Gary, I think that you and The Software Lawyer (TSL) Robert Pierce --who you curiously don't refer to by name-- could be talking past each other. He may be vitreolic in his conclusions, but you may misapprehend his primary point. I'll take the liberty of restating and refining his position here.

TSL does not care to speculate about what Cisco is thinking or how diligently it has (or has not) acted. This does not matter. Nor does he really care about what has happened between FSF and Cisco thus far. The facts of the case don't matter. As far as he is concerned, FSF is very welcome to seek money damages under US copyright law and to also seek an injunction to the extent that Cisco continues to distribute FSF code without complying with the conditions of the GPL/LGPL, as written. He would not have a problem with FSF asking that Cisco perform even the most bizarre of circus acts in settlement of a claim of copyright infringement. Instead, TSL's comments are pointed at a particular legal theory FSF is pushing in its complaint, one that he feels is unprincipled and unnecessary. Indeed, dangerous to the free software system.

The most telling paragraph in the FSF complaint is the following:

"As such, any rights Defendant may have had to redistribute any Program offered under any of the Licenses were automatically terminated the instant that Defendant made a non-compliant distribution of the Program in its Infringing Products or Firmware. Since the first such violation of each Program's License, Defendant has had no right to distribute that Program, or a modified version of the Program, UNDER ANY CIRCUMSTANCES OR CONDITIONS."

You see, FSF is taking the position that compliance with the GPL/LGPL is not enough. If all FSF is interested in is respect for, and availability of, its code, it need not have included the second sentence above. It could, rather, simply sue Cisco for damages for all past infringement and seek an injunction preventing all future distributions to the extent that those distributions do not comply with the GPL/LGPL, as written. This would give FSF all the leverage it needs, and it is consistent with free software principles. There would be no reason to argue that Cisco's rights under the GPL/LGPL had evaporated.

The only reason I can see for FSF making the argument it is making is that it wants to be able to claim down the road that the terms of the GPL/LGPL no longer apply. As a result, even if it turns out that Cisco completely cured non-compliance with the licenses a long time ago, it must, nonetheless, come begging FSF for a new license that includes additional requirements. How outrageous can FSF make those requirements and still get the respect of the people in the free software community who really care about structure? FSF needs to get over itself.

This is more than a litigation technique. It is a problematic theory.

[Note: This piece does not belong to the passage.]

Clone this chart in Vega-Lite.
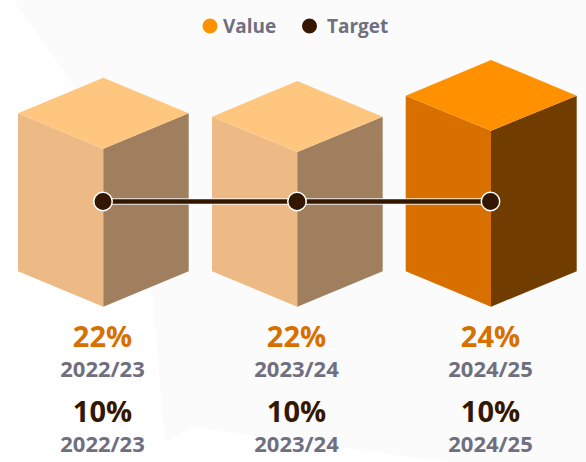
{
"$schema":"https://vega.github.io/schema/vega-lite/v6.json",
"width":586,"height":462,"padding":0,"autosize":{"type":"none"},
"background":"#ffffff",
"view":{"stroke":null},
"config":{"font":"Open Sans"},
"datasets":{
"backdrop":[
{"x":13,"top":0,"bottom":0},{"x":75,"top":0,"bottom":87},{"x":152,"top":0,"bottom":290},{"x":165,"top":0,"bottom":442},{"x":193,"top":0,"bottom":427},{"x":400,"top":0,"bottom":456},{"x":450,"top":0,"bottom":462},{"x":586,"top":0,"bottom":462}
],
"faces":[
{"piece":"2022/23 left","shade":"left muted","x":18,"top":113.3,"bottom":271.3},
{"piece":"2022/23 left","shade":"left muted","x":103.3,"top":148.7,"bottom":306.7},
{"piece":"2022/23 right","shade":"right muted","x":103.3,"top":148.7,"bottom":306.7},
{"piece":"2022/23 right","shade":"right muted","x":188.7,"top":113.3,"bottom":271.3},
{"piece":"2022/23 top","shade":"top muted","x":18,"top":113.3,"bottom":113.3},
{"piece":"2022/23 top","shade":"top muted","x":103.3,"top":77.7,"bottom":148.7},
{"piece":"2022/23 top","shade":"top muted","x":188.7,"top":113.3,"bottom":113.3},
{"piece":"2023/24 left","shade":"left muted","x":212,"top":116.7,"bottom":271.3},
{"piece":"2023/24 left","shade":"left muted","x":297.3,"top":152,"bottom":306.7},
{"piece":"2023/24 right","shade":"right muted","x":297.3,"top":152,"bottom":306.7},
{"piece":"2023/24 right","shade":"right muted","x":382.7,"top":116.7,"bottom":271.3},
{"piece":"2023/24 top","shade":"top muted","x":212,"top":116.7,"bottom":116.7},
{"piece":"2023/24 top","shade":"top muted","x":297.3,"top":81,"bottom":152},
{"piece":"2023/24 top","shade":"top muted","x":382.7,"top":116.7,"bottom":116.7},
{"piece":"2024/25 left","shade":"left","x":405.7,"top":95.7,"bottom":271.3},
{"piece":"2024/25 left","shade":"left","x":491,"top":130.7,"bottom":306.7},
{"piece":"2024/25 right","shade":"right","x":491,"top":130.7,"bottom":306.7},
{"piece":"2024/25 right","shade":"right","x":576.7,"top":95.7,"bottom":271.3},
{"piece":"2024/25 top","shade":"top","x":405.7,"top":95.7,"bottom":95.7},
{"piece":"2024/25 top","shade":"top","x":491,"top":60,"bottom":130.7},
{"piece":"2024/25 top","shade":"top","x":576.7,"top":95.7,"bottom":95.7}
],
"target":[
{"year":"2022/23","x":103,"y":201.5},
{"year":"2023/24","x":297,"y":201.5},
{"year":"2024/25","x":490.5,"y":201.5}
],
"labels":[
{"row":"value","x":102.5,"y":347,"text":"22%"},
{"row":"value","x":296.5,"y":347,"text":"22%"},
{"row":"value","x":490.5,"y":347,"text":"24%"},
{"row":"year","x":102.5,"y":377,"text":"2022/23"},
{"row":"year","x":296.5,"y":377,"text":"2023/24"},
{"row":"year","x":490.5,"y":377,"text":"2024/25"},
{"row":"target","x":102.5,"y":422,"text":"10%"},
{"row":"target","x":296.5,"y":422,"text":"10%"},
{"row":"target","x":490.5,"y":422,"text":"10%"},
{"row":"year","x":102.5,"y":452,"text":"2022/23"},
{"row":"year","x":296.5,"y":452,"text":"2023/24"},
{"row":"year","x":490.5,"y":452,"text":"2024/25"}
],
"legendRows":[
{"series":"Value","x":210,"y":26,"lx":223},
{"series":"Target","x":309.5,"y":26,"lx":327}
]
},
"layer":[
{"data":{"name":"backdrop"},"mark":{"type":"area","color":"#fbfbfc","interpolate":"linear"},
 "encoding":{"x":{"field":"x","type":"quantitative","scale":{"domain":[0,586],"nice":false,"zero":false},"axis":null},
 "y":{"field":"top","type":"quantitative","scale":{"domain":[462,0],"nice":false,"zero":false},"axis":null},
 "y2":{"field":"bottom"}}},
{"data":{"name":"faces"},"mark":{"type":"area","interpolate":"linear"},
 "encoding":{"x":{"field":"x","type":"quantitative","sort":null},
 "y":{"field":"top","type":"quantitative","stack":null},
 "y2":{"field":"bottom"},
 "detail":{"field":"piece"},
 "color":{"field":"shade","type":"nominal","legend":null,"scale":{
   "domain":["left muted","right muted","top muted","left","right","top"],
   "range":["#edb984","#a07f5e","#ffc680","#d87000","#703c00","#ff9000"]}}}},
{"data":{"name":"target"},"mark":{"type":"line","color":"#ffffff","strokeWidth":6.5,"opacity":0.85},
 "encoding":{"x":{"field":"x","type":"quantitative"},"y":{"field":"y","type":"quantitative"}}},
{"data":{"name":"target"},"mark":{"type":"line","color":"#331700","strokeWidth":4.5},
 "encoding":{"x":{"field":"x","type":"quantitative"},"y":{"field":"y","type":"quantitative"}}},
{"data":{"name":"target"},"mark":{"type":"point","filled":true,"fill":"#331700","stroke":"#ffffff","strokeWidth":1.5,"size":340,"opacity":1},
 "encoding":{"x":{"field":"x","type":"quantitative"},"y":{"field":"y","type":"quantitative"}}},
{"data":{"name":"labels"},"transform":[{"filter":"datum.row !== 'year'"}],"mark":{"type":"text","fontSize":29,"fontWeight":700,"align":"center","baseline":"alphabetic"},
 "encoding":{"x":{"field":"x","type":"quantitative"},"y":{"field":"y","type":"quantitative"},"text":{"field":"text"},
 "color":{"field":"row","type":"nominal","legend":null,"scale":{"domain":["value","target"],"range":["#d87000","#331700"]}}}},
{"data":{"name":"labels"},"transform":[{"filter":"datum.row === 'year'"}],"mark":{"type":"text","fontSize":22,"fontWeight":700,"align":"center","baseline":"alphabetic","color":"#6f6f7f"},
 "encoding":{"x":{"field":"x","type":"quantitative"},"y":{"field":"y","type":"quantitative"},"text":{"field":"text"}}},
{"data":{"name":"legendRows"},"mark":{"type":"point","filled":true,"stroke":"#ffffff","strokeWidth":2,"size":290,"opacity":1},
 "encoding":{"x":{"field":"x","type":"quantitative"},"y":{"field":"y","type":"quantitative"},
 "fill":{"field":"series","type":"nominal","legend":null,"scale":{"domain":["Value","Target"],"range":["#ff9000","#331700"]}}}},
{"data":{"name":"legendRows"},"mark":{"type":"text","fontSize":19,"fontWeight":700,"align":"left","baseline":"middle","dy":1,"color":"#6f6f7f"},
 "encoding":{"x":{"field":"lx","type":"quantitative"},"y":{"field":"y","type":"quantitative"},"text":{"field":"series"}}}
],
"resolve":{"scale":{"color":"independent"}}
}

Public licensing schemes do not allow for creative punishments by licensors. Allowing individual licensors to yank rights just does not work in a system that relies upon multiple independent contributors, each holding rights in a code set. All FSF should be entitled to under the GPL/LGPL licensing scheme and the US copyright law is (i) money damages for past infringement resulting from non-compliance and (ii) an injunction against ANY FUTURE DISTRIBUTIONS THAT ARE OUT OF COMPLIANCE WITH THE TERMS OF THE LICENSE, AS WRITTEN. Once it released its code under a public license, FSF may not thereafter withhold that license, as written, from any party. This is fundamental to the whole system. To allow a single contributor to unilaterally choose who may use the code would disrupt the system because it would potentially disrespect the desires of the other contributors.

FSF may continue to make formalistic arguments about the text of the GPL/LGPL, but its approach is very short-sighted and damaging to confidence in the system.

Anonymous said...

Gary, let's copy our comments under your year end post here to your fsf motives post. more people will read here.

Anonymous said...

"On (i), enforcement and integrity of the license would be impossible unless the rights end upon breach."

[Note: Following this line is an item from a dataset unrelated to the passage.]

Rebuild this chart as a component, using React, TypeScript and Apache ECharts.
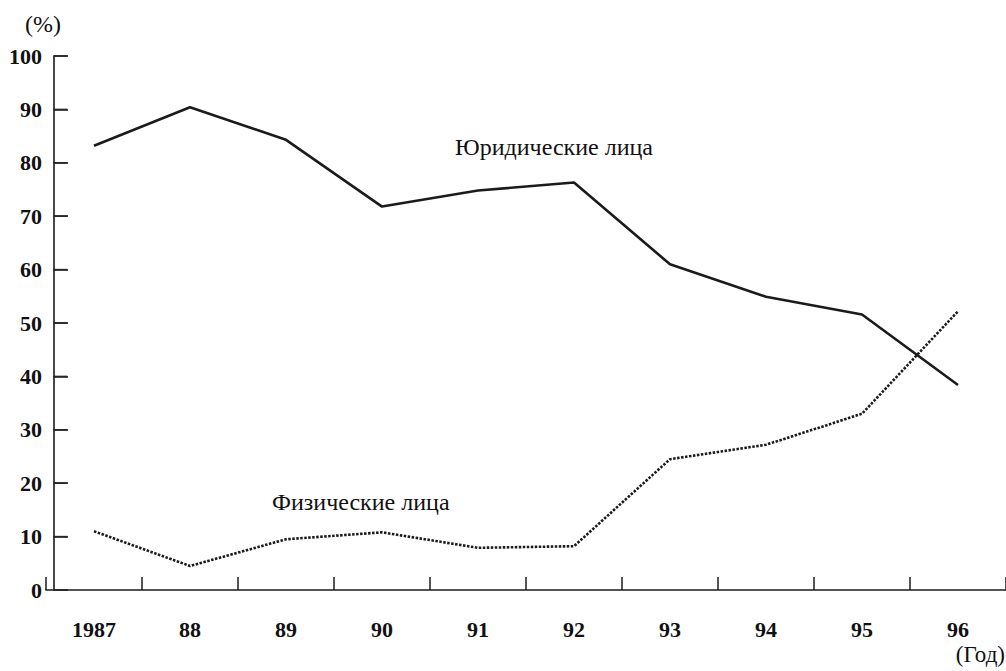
import React, { useEffect, useRef } from "react";
import * as echarts from "echarts";

const years = ["1987", "88", "89", "90", "91", "92", "93", "94", "95", "96"];
const legalEntities = [83.2, 90.4, 84.3, 71.8, 74.8, 76.3, 61.0, 54.9, 51.6, 38.4];
const individuals = [11.0, 4.5, 9.5, 10.8, 7.9, 8.2, 24.5, 27.2, 33.0, 52.2];
const yTicks = [0, 100, 10];
const yTickValues = [10, 20, 30, 40, 50, 60, 70, 80, 90, 100];

const serif = "'Liberation Serif', 'Times New Roman', serif";
const ink = "#1b1b1b";

const GRID_LEFT = 46;
const GRID_WIDTH = 972;
const Y_AXIS_SHIFT = 8;
const Y_TICK_LEN = 14;

export default function App() {
  const ref = useRef<HTMLDivElement>(null);
  useEffect(() => {
    if (!ref.current) return;
    const chart = echarts.init(ref.current, undefined, { renderer: "svg" });
    const halfBand = GRID_WIDTH / years.length / 2;
    chart.setOption({
      animation: false,
      backgroundColor: "#ffffff",
      grid: { left: GRID_LEFT, top: 56, width: GRID_WIDTH, bottom: 81, containLabel: false },
      xAxis: {
        type: "category",
        data: years,
        boundaryGap: true,
        axisLine: { show: true, lineStyle: { color: ink, width: 1.6 } },
        axisTick: { show: true, inside: true, length: 13, alignWithLabel: false, interval: 0, lineStyle: { color: ink, width: 1.5 } },
        axisLabel: {
          margin: 28,
          color: "#111",
          fontFamily: serif,
          fontWeight: "bold",
          fontSize: 22,
        },
        splitLine: { show: false },
      },
      yAxis: {
        type: "value",
        min: yTicks[0],
        max: yTicks[1],
        interval: yTicks[2],
        position: "left",
        offset: -Y_AXIS_SHIFT,
        splitLine: { show: false },
        axisLine: { show: true, onZero: false, lineStyle: { color: ink, width: 1.6 } },
        axisTick: { show: true, inside: true, length: Y_TICK_LEN, lineStyle: { color: ink, width: 1.5 } },
        axisLabel: {
          margin: 12,
          color: "#111",
          fontFamily: serif,
          fontWeight: "bold",
          fontSize: 22,
        },
      },
      series: [
        {
          name: "Юридические лица",
          type: "line",
          data: legalEntities,
          symbol: "none",
          lineStyle: { color: ink, width: 2.6 },
        },
        {
          name: "Физические лица",
          type: "line",
          data: individuals,
          symbol: "none",
          lineStyle: { color: ink, width: 2.6, type: [2.5, 1.5] },
        },
        {
          name: "yTickMarks",
          type: "scatter",
          silent: true,
          z: 5,
          data: yTickValues.map((v) => [0, v]),
          symbol: "rect",
          symbolSize: [Y_TICK_LEN, 1.6],
          symbolOffset: [-(halfBand - Y_AXIS_SHIFT - Y_TICK_LEN / 2), 0],
          itemStyle: { color: ink },
        },
      ],
      graphic: [
        {
          type: "text",
          left: 25,
          top: 12,
          style: { text: "(%)", font: `24px ${serif}`, fill: "#111" },
        },
        {
          type: "text",
          left: 455,
          top: 135,
          style: { text: "Юридические лица", font: `24px ${serif}`, fill: "#111" },
        },
        {
          type: "text",
          left: 272,
          top: 490,
          style: { text: "Физические лица", font: `24px ${serif}`, fill: "#111" },
        },
        {
          type: "text",
          right: 1,
          top: 643,
          style: { text: "(Год)", font: `23px ${serif}`, fill: "#111" },
        },
      ],
    });
    return () => chart.dispose();
  }, []);
  return (
    <div
      ref={ref}
      style={{ position: "absolute", left: 0, top: 0, width: 1006, height: 671 }}
    />
  );
}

Licenses are not enforced. Contracts are.

Licenses are not breached. Contracts are.

This case does not take us into contract land.

Powerful remedies for past and ongoing infringement are not blocked or made harder by allowing the conditional license to continue operating uninterrupted.

Gary Spiegel said...

Again, I say that TSL - Robert Pierce - and the commentor (if it's not the TSL himself) are missing my point - I understand your point of view completely. My point is that you are reading too much into the complaint. If A licensee (Cisco or anyone else) complied with the GPL/LGPL then they are permitted to distribute the software. To say the FSF disagrees with this is reading something into the complaint that isn't there. Saying a license terminates (regardless of whether that is in fact true under the law) is perfectly consistent with the free software principles. Copyright holders do not give up all right just because they use an open source license to proliferate software. Public domain and relenquishment of rights is the way to accomplish true public software without strings and the FSF has not chosen that route specifically because it wanted to preserve a right to prevent abuse of free software in whatever way the law might allow.

I am OK with agreeing to disagree here. Thanks for the enlightening discussion!

Gary Spiegel said...

Also, as you propose, I will add this thread to both blog posts since it crossed over into both comment sections.

On the technical points you raise on my use of terms like "enforce" and "breach", replace them with "ability to access the strongest remedies" and "violation of a license condition". Note that the contract/license distinction is not settled. In any case the thrust of my point is the same regardless of which of the above terms we use.

Anonymous said...

The FSF's position is that the GPL is a license, not an agreement. This is clear from their pleadings and it is Moglen's position. I can probably dig it up from the GNU site.

Anonymous said...

Here you go.

Moglen on license v contract.

http://moglen.law.columbia.edu/publications/lu-12.html

Clear as mud. But I 100% understand their position is that the GPL is not a contract. So it is not unsettled as far as the GPL is concerned. Other licenses, yes. Unsettled.